Entries with chart source code
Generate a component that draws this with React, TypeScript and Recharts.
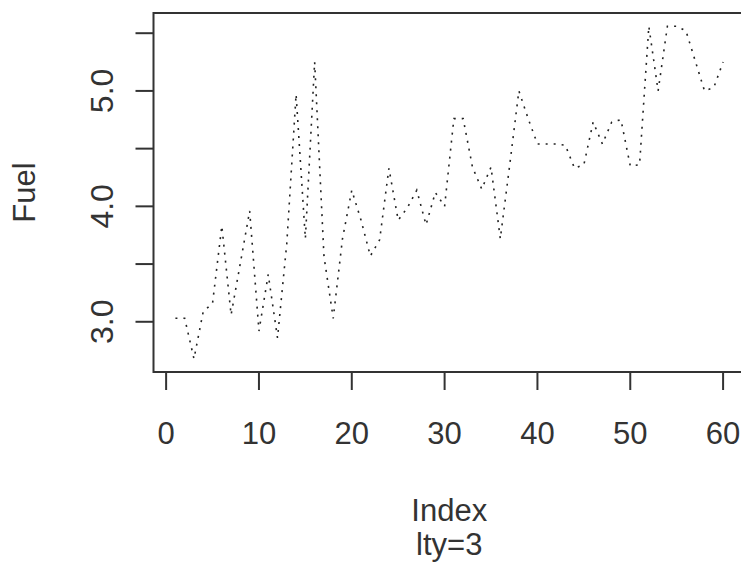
import { Line, LineChart, ReferenceArea, XAxis, YAxis } from "recharts";

// Fuel values, index 1..60
const fuel = [
  3.03, 3.03, 2.68, 3.09, 3.16, 3.83, 3.06, 3.51, 3.96, 2.92,
  3.41, 2.86, 3.68, 4.97, 3.72, 5.25, 3.57, 3.03, 3.72, 4.14,
  3.88, 3.57, 3.71, 4.33, 3.88, 3.99, 4.14, 3.84, 4.12, 4.0,
  4.76, 4.76, 4.34, 4.15, 4.34, 3.72, 4.35, 5.0, 4.76, 4.54,
  4.54, 4.54, 4.53, 4.33, 4.36, 4.73, 4.54, 4.73, 4.75, 4.35,
  4.36, 5.56, 5.0, 5.56, 5.56, 5.52, 5.26, 5.0, 5.03, 5.25,
];

const xTicks = [0, 10, 20, 30, 40, 50, 60];
const yTicks = [3.0, 3.5, 4.0, 4.5, 5.0, 5.5];
const xDomain = [-1.36, 62.36];
const yDomain = [2.565, 5.675];

const data = fuel.map((v, i) => ({ index: i + 1, fuel: v }));

const FONT = "'Liberation Sans', Arial, Helvetica, sans-serif";
const INK = "#333";
const TEXT = "#333";

function YTick(props: any) {
  const { x, y, payload } = props;
  const v = payload.value;
  // R drops the in-between labels, ticks stay
  if (Math.abs(v - Math.round(v)) > 1e-6) return <g />;
  return (
    <text
      x={x}
      y={y}
      transform={`rotate(-90, ${x}, ${y})`}
      textAnchor="middle"
      fontSize={32}
      fontFamily={FONT}
      fill={TEXT}
    >
      {v.toFixed(1)}
    </text>
  );
}

function XTitle(props: any) {
  const { viewBox } = props;
  const cx = viewBox.x + viewBox.width / 2;
  return (
    <g fontFamily={FONT} fontSize={31} fill={TEXT} textAnchor="middle">
      <text x={cx} y={viewBox.y + 149}>Index</text>
      <text x={cx} y={viewBox.y + 183}>lty=3</text>
    </g>
  );
}

function YTitle(props: any) {
  const { viewBox } = props;
  const cy = viewBox.y + viewBox.height / 2;
  const x = 35;
  return (
    <text
      x={x}
      y={cy}
      transform={`rotate(-90, ${x}, ${cy})`}
      textAnchor="middle"
      fontFamily={FONT}
      fontSize={31}
      fill={TEXT}
    >
      Fuel
    </text>
  );
}

export default function App() {
  return (
    <div
      style={{
        position: "absolute",
        left: 0,
        top: 0,
        width: 741,
        height: 562,
        overflow: "hidden",
        background: "#fff",
      }}
    >
      <LineChart
        width={760}
        height={562}
        data={data}
        margin={{ top: 13, right: 15, bottom: 0, left: 0 }}
      >
        <XAxis
          dataKey="index"
          type="number"
          domain={xDomain}
          allowDataOverflow
          ticks={xTicks}
          interval={0}
          height={190}
          axisLine={false}
          tickSize={18}
          tickMargin={32}
          tickLine={{ stroke: INK, strokeWidth: 2 }}
          tick={{ fontSize: 31, fontFamily: FONT, fill: TEXT }}
          label={{ content: XTitle }}
        />
        <YAxis
          type="number"
          domain={yDomain}
          allowDataOverflow
          ticks={yTicks}
          interval={0}
          width={153.5}
          axisLine={false}
          tickSize={18}
          tickMargin={22}
          tickLine={{ stroke: INK, strokeWidth: 2 }}
          tick={<YTick />}
          label={{ content: YTitle }}
        />
        <ReferenceArea
          x1={xDomain[0]}
          x2={xDomain[1]}
          y1={yDomain[0]}
          y2={yDomain[1]}
          fill="none"
          fillOpacity={0}
          stroke={INK}
          strokeWidth={2}
          ifOverflow="visible"
        />
        <Line
          type="linear"
          dataKey="fuel"
          stroke="#222"
          strokeWidth={1.6}
          strokeDasharray="2 6"
          dot={false}
          isAnimationActive={false}
        />
      </LineChart>
    </div>
  );
}
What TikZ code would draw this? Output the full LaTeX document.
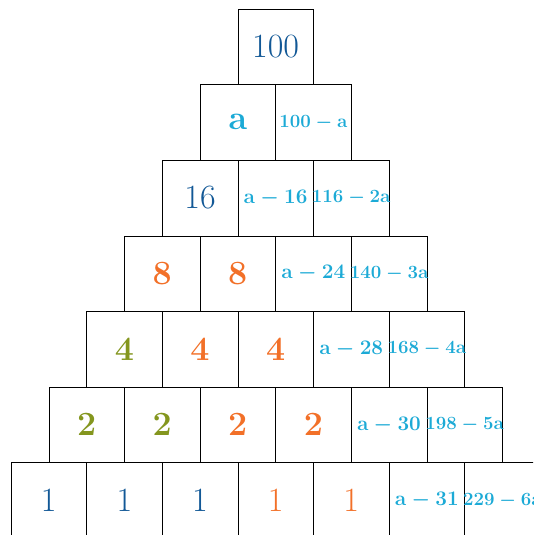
\documentclass[tikz,border=0pt]{standalone}
\usepackage{amsmath}
\usepackage{graphicx}
\definecolor{dblue}{RGB}{18,88,150}
\definecolor{cyanb}{RGB}{28,170,214}
\definecolor{orng}{RGB}{242,112,40}
\definecolor{olive}{RGB}{132,150,30}
\tikzset{
  cell/.style={draw=black, line width=0.6pt, minimum width=75.6pt, minimum height=75.6pt, inner sep=0pt, outer sep=0pt},
  big/.style={font=\fontsize{34}{34}\selectfont},
  mid/.style={font=\fontsize{22}{22}\selectfont\boldmath, text=cyanb},
  sml/.style={font=\fontsize{18.5}{18.5}\selectfont\boldmath, text=cyanb},
}
\newcommand{\zb}[1]{\makebox[0pt]{#1}}
\newcommand{\sm}[1]{\makebox[0pt]{\scalebox{1.08}{$\mathbf{#1}$}}}
\begin{document}
\begin{tikzpicture}[x=1pt,y=-1pt]
\useasboundingbox (0,0) rectangle (533,535);
\clip (0,0) rectangle (533,535);
% row 0
\node[cell,big,text=dblue] (r0a) at (275.6,46.8) {\zb{100}};
% row 1
\node[cell,big,text=cyanb] (r1a) at (237.8,122.4) {\zb{\textbf{a}}};
\node[cell,sml] (r1b) at (313.4,122.4) {\sm{100-a}};
% row 2
\node[cell,big,text=dblue] (r2a) at (200,198) {\zb{16}};
\node[cell,mid] (r2b) at (275.6,198) {\zb{$\mathbf{a-16}$}};
\node[cell,sml] (r2c) at (351.2,198) {\sm{116-2a}};
% row 3
\node[cell,big,text=orng] (r3a) at (162.2,273.6) {\zb{\textbf{8}}};
\node[cell,big,text=orng] (r3b) at (237.8,273.6) {\zb{\textbf{8}}};
\node[cell,mid] (r3c) at (313.4,273.6) {\zb{$\mathbf{a-24}$}};
\node[cell,sml] (r3d) at (389,273.6) {\sm{140-3a}};
% row 4
\node[cell,big,text=olive] (r4a) at (124.4,349.2) {\zb{\textbf{4}}};
\node[cell,big,text=orng] (r4b) at (200,349.2) {\zb{\textbf{4}}};
\node[cell,big,text=orng] (r4c) at (275.6,349.2) {\zb{\textbf{4}}};
\node[cell,mid] (r4d) at (351.2,349.2) {\zb{$\mathbf{a-28}$}};
\node[cell,sml] (r4e) at (426.8,349.2) {\sm{168-4a}};
% row 5
\node[cell,big,text=olive] (r5a) at (86.6,424.8) {\zb{\textbf{2}}};
\node[cell,big,text=olive] (r5b) at (162.2,424.8) {\zb{\textbf{2}}};
\node[cell,big,text=orng] (r5c) at (237.8,424.8) {\zb{\textbf{2}}};
\node[cell,big,text=orng] (r5d) at (313.4,424.8) {\zb{\textbf{2}}};
\node[cell,mid] (r5e) at (389,424.8) {\zb{$\mathbf{a-30}$}};
\node[cell,sml] (r5f) at (464.6,424.8) {\sm{198-5a}};
% row 6
\node[cell,big,text=dblue] (r6a) at (48.8,500.4) {\zb{1}};
\node[cell,big,text=dblue] (r6b) at (124.4,500.4) {\zb{1}};
\node[cell,big,text=dblue] (r6c) at (200,500.4) {\zb{1}};
\node[cell,big,text=orng] (r6d) at (275.6,500.4) {\zb{1}};
\node[cell,big,text=orng] (r6e) at (351.2,500.4) {\zb{1}};
\node[cell,mid] (r6f) at (426.8,500.4) {\zb{$\mathbf{a-31}$}};
\node[cell,sml] (r6g) at (502.4,500.4) {\sm{229-6a}};
\end{tikzpicture}
\end{document}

### Aim of the task
Transcribe each line above verbatim, with the pictures left out.

### In response
Generate a component that draws this with React, TypeScript and Recharts.
import { Line, LineChart, ReferenceArea, XAxis, YAxis } from "recharts";

// Fuel values, index 1..60
const fuel = [
  3.03, 3.03, 2.68, 3.09, 3.16, 3.83, 3.06, 3.51, 3.96, 2.92,
  3.41, 2.86, 3.68, 4.97, 3.72, 5.25, 3.57, 3.03, 3.72, 4.14,
  3.88, 3.57, 3.71, 4.33, 3.88, 3.99, 4.14, 3.84, 4.12, 4.0,
  4.76, 4.76, 4.34, 4.15, 4.34, 3.72, 4.35, 5.0, 4.76, 4.54,
  4.54, 4.54, 4.53, 4.33, 4.36, 4.73, 4.54, 4.73, 4.75, 4.35,
  4.36, 5.56, 5.0, 5.56, 5.56, 5.52, 5.26, 5.0, 5.03, 5.25,
];

const xTicks = [0, 10, 20, 30, 40, 50, 60];
const yTicks = [3.0, 3.5, 4.0, 4.5, 5.0, 5.5];
const xDomain = [-1.36, 62.36];
const yDomain = [2.565, 5.675];

const data = fuel.map((v, i) => ({ index: i + 1, fuel: v }));

const FONT = "'Liberation Sans', Arial, Helvetica, sans-serif";
const INK = "#333";
const TEXT = "#333";

function YTick(props: any) {
  const { x, y, payload } = props;
  const v = payload.value;
  // R drops the in-between labels, ticks stay
  if (Math.abs(v - Math.round(v)) > 1e-6) return <g />;
  return (
    <text
      x={x}
      y={y}
      transform={`rotate(-90, ${x}, ${y})`}
      textAnchor="middle"
      fontSize={32}
      fontFamily={FONT}
      fill={TEXT}
    >
      {v.toFixed(1)}
    </text>
  );
}

function XTitle(props: any) {
  const { viewBox } = props;
  const cx = viewBox.x + viewBox.width / 2;
  return (
    <g fontFamily={FONT} fontSize={31} fill={TEXT} textAnchor="middle">
      <text x={cx} y={viewBox.y + 149}>Index</text>
      <text x={cx} y={viewBox.y + 183}>lty=3</text>
    </g>
  );
}

function YTitle(props: any) {
  const { viewBox } = props;
  const cy = viewBox.y + viewBox.height / 2;
  const x = 35;
  return (
    <text
      x={x}
      y={cy}
      transform={`rotate(-90, ${x}, ${cy})`}
      textAnchor="middle"
      fontFamily={FONT}
      fontSize={31}
      fill={TEXT}
    >
      Fuel
    </text>
  );
}

export default function App() {
  return (
    <div
      style={{
        position: "absolute",
        left: 0,
        top: 0,
        width: 741,
        height: 562,
        overflow: "hidden",
        background: "#fff",
      }}
    >
      <LineChart
        width={760}
        height={562}
        data={data}
        margin={{ top: 13, right: 15, bottom: 0, left: 0 }}
      >
        <XAxis
          dataKey="index"
          type="number"
          domain={xDomain}
          allowDataOverflow
          ticks={xTicks}
          interval={0}
          height={190}
          axisLine={false}
          tickSize={18}
          tickMargin={32}
          tickLine={{ stroke: INK, strokeWidth: 2 }}
          tick={{ fontSize: 31, fontFamily: FONT, fill: TEXT }}
          label={{ content: XTitle }}
        />
        <YAxis
          type="number"
          domain={yDomain}
          allowDataOverflow
          ticks={yTicks}
          interval={0}
          width={153.5}
          axisLine={false}
          tickSize={18}
          tickMargin={22}
          tickLine={{ stroke: INK, strokeWidth: 2 }}
          tick={<YTick />}
          label={{ content: YTitle }}
        />
        <ReferenceArea
          x1={xDomain[0]}
          x2={xDomain[1]}
          y1={yDomain[0]}
          y2={yDomain[1]}
          fill="none"
          fillOpacity={0}
          stroke={INK}
          strokeWidth={2}
          ifOverflow="visible"
        />
        <Line
          type="linear"
          dataKey="fuel"
          stroke="#222"
          strokeWidth={1.6}
          strokeDasharray="2 6"
          dot={false}
          isAnimationActive={false}
        />
      </LineChart>
    </div>
  );
}
What TikZ code would draw this? Output the full LaTeX document.
\documentclass[tikz,border=0pt]{standalone}
\usepackage{amsmath}
\usepackage{graphicx}
\definecolor{dblue}{RGB}{18,88,150}
\definecolor{cyanb}{RGB}{28,170,214}
\definecolor{orng}{RGB}{242,112,40}
\definecolor{olive}{RGB}{132,150,30}
\tikzset{
  cell/.style={draw=black, line width=0.6pt, minimum width=75.6pt, minimum height=75.6pt, inner sep=0pt, outer sep=0pt},
  big/.style={font=\fontsize{34}{34}\selectfont},
  mid/.style={font=\fontsize{22}{22}\selectfont\boldmath, text=cyanb},
  sml/.style={font=\fontsize{18.5}{18.5}\selectfont\boldmath, text=cyanb},
}
\newcommand{\zb}[1]{\makebox[0pt]{#1}}
\newcommand{\sm}[1]{\makebox[0pt]{\scalebox{1.08}{$\mathbf{#1}$}}}
\begin{document}
\begin{tikzpicture}[x=1pt,y=-1pt]
\useasboundingbox (0,0) rectangle (533,535);
\clip (0,0) rectangle (533,535);
% row 0
\node[cell,big,text=dblue] (r0a) at (275.6,46.8) {\zb{100}};
% row 1
\node[cell,big,text=cyanb] (r1a) at (237.8,122.4) {\zb{\textbf{a}}};
\node[cell,sml] (r1b) at (313.4,122.4) {\sm{100-a}};
% row 2
\node[cell,big,text=dblue] (r2a) at (200,198) {\zb{16}};
\node[cell,mid] (r2b) at (275.6,198) {\zb{$\mathbf{a-16}$}};
\node[cell,sml] (r2c) at (351.2,198) {\sm{116-2a}};
% row 3
\node[cell,big,text=orng] (r3a) at (162.2,273.6) {\zb{\textbf{8}}};
\node[cell,big,text=orng] (r3b) at (237.8,273.6) {\zb{\textbf{8}}};
\node[cell,mid] (r3c) at (313.4,273.6) {\zb{$\mathbf{a-24}$}};
\node[cell,sml] (r3d) at (389,273.6) {\sm{140-3a}};
% row 4
\node[cell,big,text=olive] (r4a) at (124.4,349.2) {\zb{\textbf{4}}};
\node[cell,big,text=orng] (r4b) at (200,349.2) {\zb{\textbf{4}}};
\node[cell,big,text=orng] (r4c) at (275.6,349.2) {\zb{\textbf{4}}};
\node[cell,mid] (r4d) at (351.2,349.2) {\zb{$\mathbf{a-28}$}};
\node[cell,sml] (r4e) at (426.8,349.2) {\sm{168-4a}};
% row 5
\node[cell,big,text=olive] (r5a) at (86.6,424.8) {\zb{\textbf{2}}};
\node[cell,big,text=olive] (r5b) at (162.2,424.8) {\zb{\textbf{2}}};
\node[cell,big,text=orng] (r5c) at (237.8,424.8) {\zb{\textbf{2}}};
\node[cell,big,text=orng] (r5d) at (313.4,424.8) {\zb{\textbf{2}}};
\node[cell,mid] (r5e) at (389,424.8) {\zb{$\mathbf{a-30}$}};
\node[cell,sml] (r5f) at (464.6,424.8) {\sm{198-5a}};
% row 6
\node[cell,big,text=dblue] (r6a) at (48.8,500.4) {\zb{1}};
\node[cell,big,text=dblue] (r6b) at (124.4,500.4) {\zb{1}};
\node[cell,big,text=dblue] (r6c) at (200,500.4) {\zb{1}};
\node[cell,big,text=orng] (r6d) at (275.6,500.4) {\zb{1}};
\node[cell,big,text=orng] (r6e) at (351.2,500.4) {\zb{1}};
\node[cell,mid] (r6f) at (426.8,500.4) {\zb{$\mathbf{a-31}$}};
\node[cell,sml] (r6g) at (502.4,500.4) {\sm{229-6a}};
\end{tikzpicture}
\end{document}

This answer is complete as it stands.